◆ OBJECTIVE:
Omit every picture and return the rest of the data unaltered.

◆ GIVEN MATERIAL:
_ _ _ _ _

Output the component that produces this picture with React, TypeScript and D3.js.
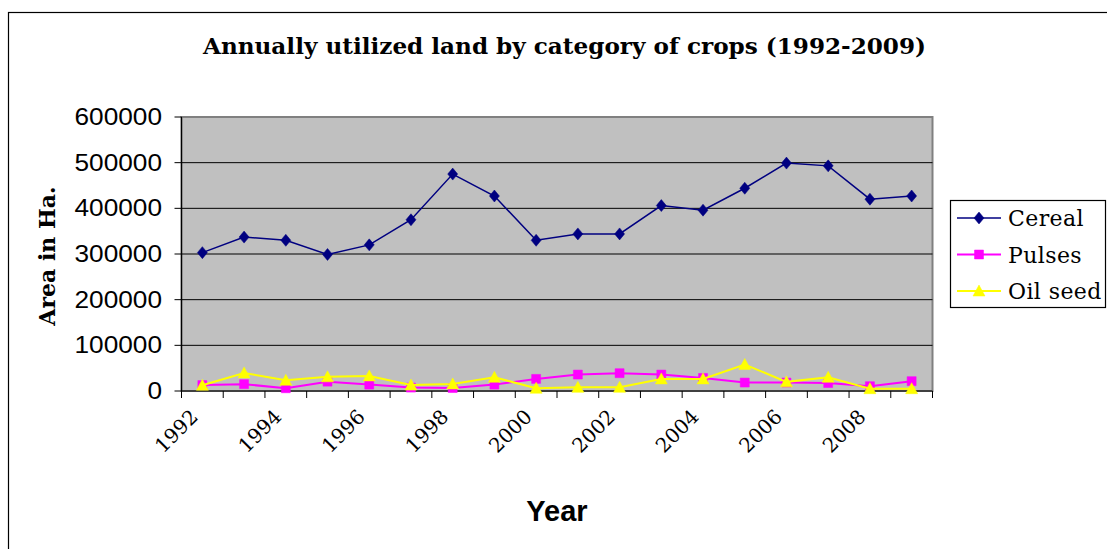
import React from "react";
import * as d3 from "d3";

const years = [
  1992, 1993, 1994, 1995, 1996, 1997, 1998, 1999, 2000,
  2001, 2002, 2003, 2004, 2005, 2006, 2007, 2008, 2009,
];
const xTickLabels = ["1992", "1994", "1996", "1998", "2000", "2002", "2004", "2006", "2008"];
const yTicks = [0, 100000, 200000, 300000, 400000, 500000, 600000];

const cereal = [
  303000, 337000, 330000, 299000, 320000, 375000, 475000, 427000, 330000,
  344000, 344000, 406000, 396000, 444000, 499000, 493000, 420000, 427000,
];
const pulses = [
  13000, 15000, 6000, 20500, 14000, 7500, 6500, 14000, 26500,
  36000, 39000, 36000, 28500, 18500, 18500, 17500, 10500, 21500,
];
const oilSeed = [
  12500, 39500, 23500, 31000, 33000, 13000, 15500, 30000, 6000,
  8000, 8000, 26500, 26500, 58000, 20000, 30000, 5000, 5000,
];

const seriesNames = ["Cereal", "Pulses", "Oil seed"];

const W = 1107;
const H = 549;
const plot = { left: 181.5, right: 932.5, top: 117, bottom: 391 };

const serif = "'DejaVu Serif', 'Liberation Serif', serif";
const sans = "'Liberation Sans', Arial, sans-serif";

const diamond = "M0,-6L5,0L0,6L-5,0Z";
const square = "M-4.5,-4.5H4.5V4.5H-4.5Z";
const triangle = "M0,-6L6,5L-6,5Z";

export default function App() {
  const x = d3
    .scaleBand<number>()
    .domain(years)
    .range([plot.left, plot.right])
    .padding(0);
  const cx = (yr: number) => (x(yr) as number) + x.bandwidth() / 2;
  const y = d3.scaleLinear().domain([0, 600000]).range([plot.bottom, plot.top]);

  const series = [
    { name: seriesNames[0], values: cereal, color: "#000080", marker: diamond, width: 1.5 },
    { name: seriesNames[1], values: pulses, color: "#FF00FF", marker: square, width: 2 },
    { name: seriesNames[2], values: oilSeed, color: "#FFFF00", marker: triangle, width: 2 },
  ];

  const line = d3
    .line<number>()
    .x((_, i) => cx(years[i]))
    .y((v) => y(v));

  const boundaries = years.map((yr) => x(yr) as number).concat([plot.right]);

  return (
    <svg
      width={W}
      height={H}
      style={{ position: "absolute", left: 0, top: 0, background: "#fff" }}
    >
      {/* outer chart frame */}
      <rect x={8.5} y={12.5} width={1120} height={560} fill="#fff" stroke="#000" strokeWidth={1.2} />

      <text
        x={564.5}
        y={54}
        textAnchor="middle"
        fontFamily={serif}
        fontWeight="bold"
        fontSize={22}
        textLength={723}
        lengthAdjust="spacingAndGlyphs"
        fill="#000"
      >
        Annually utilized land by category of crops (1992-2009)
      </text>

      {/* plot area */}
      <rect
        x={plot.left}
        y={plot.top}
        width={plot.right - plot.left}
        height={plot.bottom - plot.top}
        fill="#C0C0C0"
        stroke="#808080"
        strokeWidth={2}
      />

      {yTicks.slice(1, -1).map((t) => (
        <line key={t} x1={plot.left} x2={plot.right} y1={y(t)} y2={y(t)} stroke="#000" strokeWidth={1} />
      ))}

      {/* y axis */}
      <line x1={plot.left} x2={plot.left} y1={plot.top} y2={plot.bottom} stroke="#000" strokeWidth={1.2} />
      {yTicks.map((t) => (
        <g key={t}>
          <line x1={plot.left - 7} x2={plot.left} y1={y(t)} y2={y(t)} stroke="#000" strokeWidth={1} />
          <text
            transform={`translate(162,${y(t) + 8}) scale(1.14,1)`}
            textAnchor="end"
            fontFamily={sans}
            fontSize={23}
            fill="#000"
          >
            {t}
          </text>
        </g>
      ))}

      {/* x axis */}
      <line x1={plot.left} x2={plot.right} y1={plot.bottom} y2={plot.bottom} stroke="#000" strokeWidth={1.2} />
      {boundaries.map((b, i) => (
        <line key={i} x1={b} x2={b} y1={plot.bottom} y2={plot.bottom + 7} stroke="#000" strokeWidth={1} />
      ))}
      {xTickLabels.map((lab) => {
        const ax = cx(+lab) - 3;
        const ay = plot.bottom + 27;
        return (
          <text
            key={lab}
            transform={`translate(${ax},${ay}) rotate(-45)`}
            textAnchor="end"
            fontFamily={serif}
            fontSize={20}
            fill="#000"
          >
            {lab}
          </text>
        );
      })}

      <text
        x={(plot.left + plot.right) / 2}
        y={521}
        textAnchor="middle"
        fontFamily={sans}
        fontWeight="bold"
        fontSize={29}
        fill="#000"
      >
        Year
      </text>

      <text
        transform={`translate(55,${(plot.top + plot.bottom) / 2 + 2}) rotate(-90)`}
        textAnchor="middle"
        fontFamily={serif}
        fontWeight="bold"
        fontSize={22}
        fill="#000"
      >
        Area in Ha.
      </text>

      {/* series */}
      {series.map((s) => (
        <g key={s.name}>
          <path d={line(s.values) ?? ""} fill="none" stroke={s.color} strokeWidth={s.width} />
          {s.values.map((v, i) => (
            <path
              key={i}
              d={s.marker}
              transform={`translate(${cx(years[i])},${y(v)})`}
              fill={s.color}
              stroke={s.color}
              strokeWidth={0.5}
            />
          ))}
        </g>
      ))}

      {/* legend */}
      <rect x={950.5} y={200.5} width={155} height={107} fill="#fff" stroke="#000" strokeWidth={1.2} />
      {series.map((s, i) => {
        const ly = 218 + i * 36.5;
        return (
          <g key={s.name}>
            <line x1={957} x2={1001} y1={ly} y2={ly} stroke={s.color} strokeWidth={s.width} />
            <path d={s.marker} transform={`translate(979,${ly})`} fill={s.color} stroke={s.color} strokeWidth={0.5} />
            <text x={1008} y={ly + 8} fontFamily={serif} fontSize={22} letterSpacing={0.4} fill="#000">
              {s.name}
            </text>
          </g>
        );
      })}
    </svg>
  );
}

_ _ _ _ _

◆ RESPONSE:
Output the component that produces this picture with React, TypeScript and D3.js.
import React from "react";
import * as d3 from "d3";

const years = [
  1992, 1993, 1994, 1995, 1996, 1997, 1998, 1999, 2000,
  2001, 2002, 2003, 2004, 2005, 2006, 2007, 2008, 2009,
];
const xTickLabels = ["1992", "1994", "1996", "1998", "2000", "2002", "2004", "2006", "2008"];
const yTicks = [0, 100000, 200000, 300000, 400000, 500000, 600000];

const cereal = [
  303000, 337000, 330000, 299000, 320000, 375000, 475000, 427000, 330000,
  344000, 344000, 406000, 396000, 444000, 499000, 493000, 420000, 427000,
];
const pulses = [
  13000, 15000, 6000, 20500, 14000, 7500, 6500, 14000, 26500,
  36000, 39000, 36000, 28500, 18500, 18500, 17500, 10500, 21500,
];
const oilSeed = [
  12500, 39500, 23500, 31000, 33000, 13000, 15500, 30000, 6000,
  8000, 8000, 26500, 26500, 58000, 20000, 30000, 5000, 5000,
];

const seriesNames = ["Cereal", "Pulses", "Oil seed"];

const W = 1107;
const H = 549;
const plot = { left: 181.5, right: 932.5, top: 117, bottom: 391 };

const serif = "'DejaVu Serif', 'Liberation Serif', serif";
const sans = "'Liberation Sans', Arial, sans-serif";

const diamond = "M0,-6L5,0L0,6L-5,0Z";
const square = "M-4.5,-4.5H4.5V4.5H-4.5Z";
const triangle = "M0,-6L6,5L-6,5Z";

export default function App() {
  const x = d3
    .scaleBand<number>()
    .domain(years)
    .range([plot.left, plot.right])
    .padding(0);
  const cx = (yr: number) => (x(yr) as number) + x.bandwidth() / 2;
  const y = d3.scaleLinear().domain([0, 600000]).range([plot.bottom, plot.top]);

  const series = [
    { name: seriesNames[0], values: cereal, color: "#000080", marker: diamond, width: 1.5 },
    { name: seriesNames[1], values: pulses, color: "#FF00FF", marker: square, width: 2 },
    { name: seriesNames[2], values: oilSeed, color: "#FFFF00", marker: triangle, width: 2 },
  ];

  const line = d3
    .line<number>()
    .x((_, i) => cx(years[i]))
    .y((v) => y(v));

  const boundaries = years.map((yr) => x(yr) as number).concat([plot.right]);

  return (
    <svg
      width={W}
      height={H}
      style={{ position: "absolute", left: 0, top: 0, background: "#fff" }}
    >
      {/* outer chart frame */}
      <rect x={8.5} y={12.5} width={1120} height={560} fill="#fff" stroke="#000" strokeWidth={1.2} />

      <text
        x={564.5}
        y={54}
        textAnchor="middle"
        fontFamily={serif}
        fontWeight="bold"
        fontSize={22}
        textLength={723}
        lengthAdjust="spacingAndGlyphs"
        fill="#000"
      >
        Annually utilized land by category of crops (1992-2009)
      </text>

      {/* plot area */}
      <rect
        x={plot.left}
        y={plot.top}
        width={plot.right - plot.left}
        height={plot.bottom - plot.top}
        fill="#C0C0C0"
        stroke="#808080"
        strokeWidth={2}
      />

      {yTicks.slice(1, -1).map((t) => (
        <line key={t} x1={plot.left} x2={plot.right} y1={y(t)} y2={y(t)} stroke="#000" strokeWidth={1} />
      ))}

      {/* y axis */}
      <line x1={plot.left} x2={plot.left} y1={plot.top} y2={plot.bottom} stroke="#000" strokeWidth={1.2} />
      {yTicks.map((t) => (
        <g key={t}>
          <line x1={plot.left - 7} x2={plot.left} y1={y(t)} y2={y(t)} stroke="#000" strokeWidth={1} />
          <text
            transform={`translate(162,${y(t) + 8}) scale(1.14,1)`}
            textAnchor="end"
            fontFamily={sans}
            fontSize={23}
            fill="#000"
          >
            {t}
          </text>
        </g>
      ))}

      {/* x axis */}
      <line x1={plot.left} x2={plot.right} y1={plot.bottom} y2={plot.bottom} stroke="#000" strokeWidth={1.2} />
      {boundaries.map((b, i) => (
        <line key={i} x1={b} x2={b} y1={plot.bottom} y2={plot.bottom + 7} stroke="#000" strokeWidth={1} />
      ))}
      {xTickLabels.map((lab) => {
        const ax = cx(+lab) - 3;
        const ay = plot.bottom + 27;
        return (
          <text
            key={lab}
            transform={`translate(${ax},${ay}) rotate(-45)`}
            textAnchor="end"
            fontFamily={serif}
            fontSize={20}
            fill="#000"
          >
            {lab}
          </text>
        );
      })}

      <text
        x={(plot.left + plot.right) / 2}
        y={521}
        textAnchor="middle"
        fontFamily={sans}
        fontWeight="bold"
        fontSize={29}
        fill="#000"
      >
        Year
      </text>

      <text
        transform={`translate(55,${(plot.top + plot.bottom) / 2 + 2}) rotate(-90)`}
        textAnchor="middle"
        fontFamily={serif}
        fontWeight="bold"
        fontSize={22}
        fill="#000"
      >
        Area in Ha.
      </text>

      {/* series */}
      {series.map((s) => (
        <g key={s.name}>
          <path d={line(s.values) ?? ""} fill="none" stroke={s.color} strokeWidth={s.width} />
          {s.values.map((v, i) => (
            <path
              key={i}
              d={s.marker}
              transform={`translate(${cx(years[i])},${y(v)})`}
              fill={s.color}
              stroke={s.color}
              strokeWidth={0.5}
            />
          ))}
        </g>
      ))}

      {/* legend */}
      <rect x={950.5} y={200.5} width={155} height={107} fill="#fff" stroke="#000" strokeWidth={1.2} />
      {series.map((s, i) => {
        const ly = 218 + i * 36.5;
        return (
          <g key={s.name}>
            <line x1={957} x2={1001} y1={ly} y2={ly} stroke={s.color} strokeWidth={s.width} />
            <path d={s.marker} transform={`translate(979,${ly})`} fill={s.color} stroke={s.color} strokeWidth={0.5} />
            <text x={1008} y={ly + 8} fontFamily={serif} fontSize={22} letterSpacing={0.4} fill="#000">
              {s.name}
            </text>
          </g>
        );
      })}
    </svg>
  );
}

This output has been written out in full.